The Rule Change is Likely To Be Challenged
We anticipate that this rule change will lead to litigation, and enforcement of this rule may be enjoined prior to it coming into effect. Challenges will likely rely on the Supreme Court’s decision in West Virginia v. EPA, which held that “major questions” regarding significant policy decisions should be reserved to congress and not federal agencies. The U.S. Chamber of Commerce already filed a challenge in the Northern District of Texas on the date the new rule was released. Given the anticipated litigation, a stay of enforcement could be lengthy.
Key Takeaways
Although this rule change will likely be challenged, five states have already banned non-compete agreements. A bill banning non-compete agreements reached the New York State Governor’s desk several weeks ago but was vetoed.
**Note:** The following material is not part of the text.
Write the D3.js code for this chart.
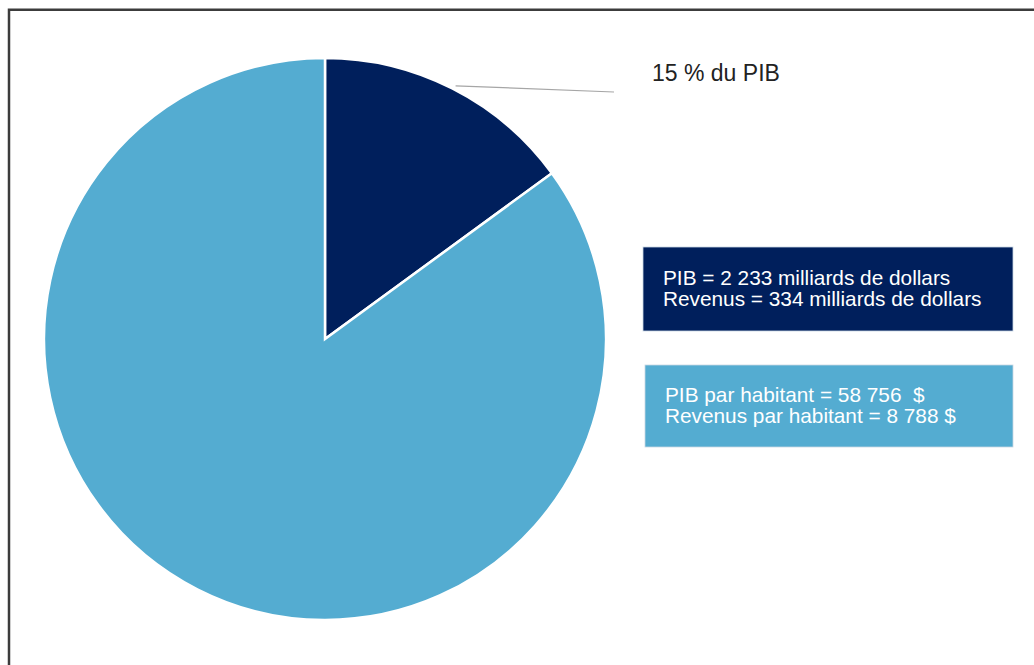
<!DOCTYPE html>
<html lang="fr">
<head>
<meta charset="utf-8">
<script src="https://cdn.jsdelivr.net/npm/d3@7"></script>
<style>
  html, body { margin: 0; padding: 0; background: #ffffff; }
  svg { display: block; font-family: "Liberation Sans", Arial, sans-serif; }
</style>
</head>
<body>
<svg id="chart" width="1034" height="665"></svg>
<script>
// Federal revenue as a share of GDP (billions of dollars)
const sliceNames = ["Revenus", "Reste du PIB"];
const gdpTotal = 2233;
const revenueTotal = 334;
const sliceValues = [revenueTotal, gdpTotal - revenueTotal];
const sliceColors = ["#001f5c", "#54acd1"];

const boxLinesDark = [
  "PIB = 2 233 milliards de dollars",
  "Revenus = 334 milliards de dollars"
];
const boxLinesLight = [
  "PIB par habitant = 58 756  $",
  "Revenus par habitant = 8 788 $"
];

const svg = d3.select("#chart");

// outer frame (its right and bottom edges run off the page)
svg.append("rect")
  .attr("x", 9).attr("y", 9.75)
  .attr("width", 1200).attr("height", 1000)
  .attr("fill", "none")
  .attr("stroke", "#3c3c3c")
  .attr("stroke-width", 2.5);

const cx = 325, cy = 339, radius = 281;

const pie = d3.pie().sort(null).value(d => d)(sliceValues);
const arc = d3.arc().innerRadius(0).outerRadius(radius);

const g = svg.append("g").attr("transform", `translate(${cx},${cy})`);

g.selectAll("path.slice")
  .data(pie)
  .join("path")
  .attr("class", "slice")
  .attr("d", arc)
  .attr("fill", (d, i) => sliceColors[i])
  .attr("stroke", "#ffffff")
  .attr("stroke-width", 2.5)
  .attr("stroke-linejoin", "miter");

// leader line from the revenue slice to its share label
const revSlice = pie[0];
const edge = d3.arc().innerRadius(radius + 3).outerRadius(radius + 3).centroid(revSlice);
const share = Math.round(revenueTotal / gdpTotal * 100);

svg.append("line")
  .attr("x1", cx + edge[0] + 2).attr("y1", cy + edge[1])
  .attr("x2", 614).attr("y2", 92)
  .attr("stroke", "#a6a6a6")
  .attr("stroke-width", 1.2);

svg.append("text")
  .attr("x", 652).attr("y", 81)
  .attr("font-size", 23)
  .attr("fill", "#222222")
  .text(`${share} % du PIB`);

// information boxes
function infoBox(x, y, w, h, fill, lines, tx, baselines) {
  svg.append("rect")
    .attr("x", x).attr("y", y).attr("width", w).attr("height", h)
    .attr("fill", fill)
    .attr("stroke", "#c9d7e3").attr("stroke-width", 0.8);
  svg.append("g").selectAll("text")
    .data(lines)
    .join("text")
    .attr("x", tx)
    .attr("y", (d, i) => baselines[i])
    .attr("font-size", 20.8)
    .attr("fill", "#ffffff")
    .style("white-space", "pre")
    .text(d => d);
}

infoBox(643, 247, 370, 84, sliceColors[0], boxLinesDark, 663, [285, 306]);
infoBox(645, 365, 368, 82, sliceColors[1], boxLinesLight, 665, [402, 423]);
</script>
</body>
</html>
National private employers should anticipate a more restrictive environment in the future and should plan accordingly.
Employers should emphasize the use of non-disclosure agreements to protect trade and business secrets. Employers may also consider other employment arrangements, such as fixed term employment agreements with non-compete provisions during the employment period. The use of technology, such as monitoring employee actions on employer issued technology can also assist in the protection of trade secrets and IP. Finally, employers should consider structuring compensation in a manner that incentivizes employee retention, such as bonuses or deferred compensation plans.